The 3DS struggled mightily at launch because of the lack of software that fans wanted to play. While the price cut certainly helped sell the new handheld, what really put it over the edge was the release of Super Mario 3D Land and Mario Kart 7, the former selling over five million copies.

Personally, while I’m happy with my Vita as a handheld, I’ve even considered picking up a 3DS solely to play Mario titles, including the recently announced New Super Mario Bros. 2.

Nintendo is especially reliant on first-party titles as its systems are rarely as well supported by third parties as Sony or Microsoft.

If Nintendo does not have the rumored Mario or Pikmin titles ready for the Wii U’s release date later this year, sales numbers will surely suffer for the system early on. If this happens, they may be forced to cut the price similar to the 3DS and take a loss on another system.

While fans may want to play Pokemon or Metroid elsewhere, the fact that they can’t is actually to Nintendo’s advantage. Exclusive software is the reason fans buy into Nintendo hardware, and giving away their biggest advantage to competitors, while possibly beneficial in the short term, will only come back to hurt them in the end.

  • http://twitter.com/jtinch Jackson Tinch


    • gcw07

      Nintendo has recently got a patent for many functionality of emulators. So they can and will protect their IP. There will always be people stealing games through emulators, just like people steal movies, but that doesn’t make it a real option or a legal one.

  • Vincent

    I really don’t think Nintendo has anything to worry about after the phenomenal success that was the Wii. They came back from the Gamecube debacle and there is no reason in hell they should allow Mario titles on other platforms. Could you imagine playing Mario Kart on your Xbox? BLASPHEMY! 

  • http://hypable.com John Thrasher

    Here’s the situation. Nintendo isn’t going to open up its software until there’s a reason to do so. 1 quarter loss in the 30+ years of video games isn’t something to panic over. And since the loss had mostly do to with production costs it’s not a problem for where the games are going. Of course it would help to distribute on third party hardware, but to me, that takes away the experience! They don’t NEED to be making the extra millions at the moment so I have a hunch they’re saving this idea for if/when they are in dire circumstances as a business.

    • http://hypable.com John Thrasher

      I also think people are misinterpreting the news as meaning Nintendo is a failing company that needs to act quick.

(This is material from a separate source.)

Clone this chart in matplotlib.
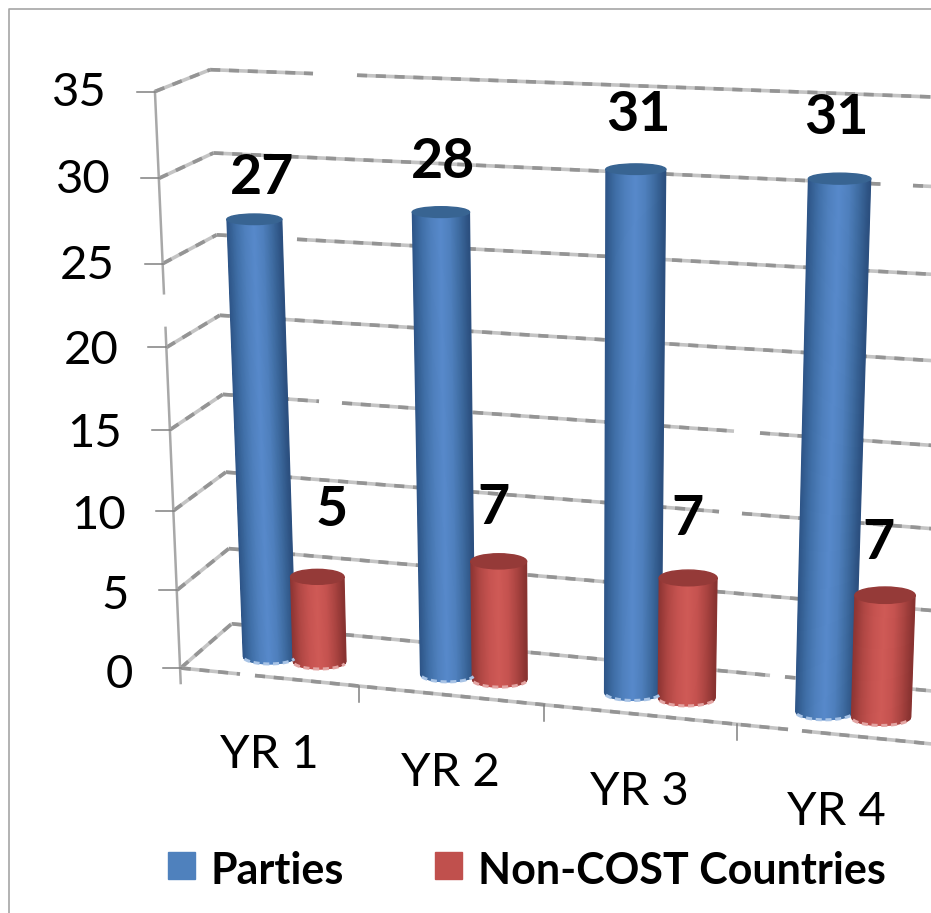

This isn’t Netflix we’re talking about here!

    • http://www.hypable.com/ Andrew Sims

      I think they are in dire circumstances because, this story aside, their device and game sales don’t hold a candle to Apple’s, and that’s obvious where the future is going.  Why not act now?  I don’t need a DS or Wii to get the full Mario experience.  I think I’d enjoy it just as much on an iPhone. 

      • TheHamburglar

        I don’t think it’s necessarily fair to directly compare Nintendo to Apple. The day Nintendo opens up its games to other systems is the day it dies. Exclusives are huge in the video game industry. For example, Xbox 360 probably wouldn’t exist if Halo never came out for the original Xbox. Exclusive games give neutral buyers a reason to buy one system over another.

      • JCman7

         The 3DS sales are rising and its only going to get better. I love my 3DS and I have an ipod touch and buy tons of apps but there is nothing like my 3DS games, putting nintendo apps on the appstore would be nice mainly because they would be cheaper but the experience will not be the same

      • http://twitter.com/ivangatewood Ivan Gatewood

        As long as Nintendo continues to produce Pokemon and Mario, they will not be in dire circumstances. I am sure if Pokemon Black and White 2 were to be solely released on the 3DS, many fans would rush out to buy the system. 

      • gcw07

        You can’t really compare a $1 game on the iPad to a $30 or $60 game on the xbox, playstation or nintendo. They are nothing alike. Don’t get me wrong I love my iPad and enjoy the games I play on it, but they aren’t real games to me. They are fun little mini games that kill time, but very few are challenging or keep you interested for more then 5 hours. When games are $1 they will always outsell in quantity compared to something that is 30 times the price and is of much better quality.

      • http://hypable.com John Thrasher

        From an overall numbers standpoint it’s easy to compare but they actually aren’t the same market. I feel like it would be comparing board games to video games. Yes they’re both games but aren’t made for the same reason.

    • Azeem

      Nintendo may not need to sell their software to different companies, however they need to start updating their software so it can compete with Apple’s. In the last few years, more and more people own Apple products in their homes, as opposed to Nintendo and in some cases, more than Microsoft products. Apple is going to be a super power in the technology industry, and if companies like Nintendo want to prevent that, then they need to make their games cheaper, better looking and something which is completely different from their previous products, whether that be design, user interface, games or all of them. 

  • Guest02

    If both the wiiu and 3ds fail, then I see nintendo possibly lending out their games. It feels like like rocky and  uncertain times for nintendo what with the 3ds price drop and attempting to create another console that will even try to live up to the expectations of what the wii did. It’s pretty clear nintendo sees their software as exclusive and they see the iphone as a friendly rival, but a rival nonetheless.

  • Weatherworn

    Nintendo isn’t going to become a third party developer anytime soon. To me the lack of games on the Wii the last year suggests their working on Wii U titles, and I expect an incredible launch of the Wii U later this year. Their not down and out, they know what their doing.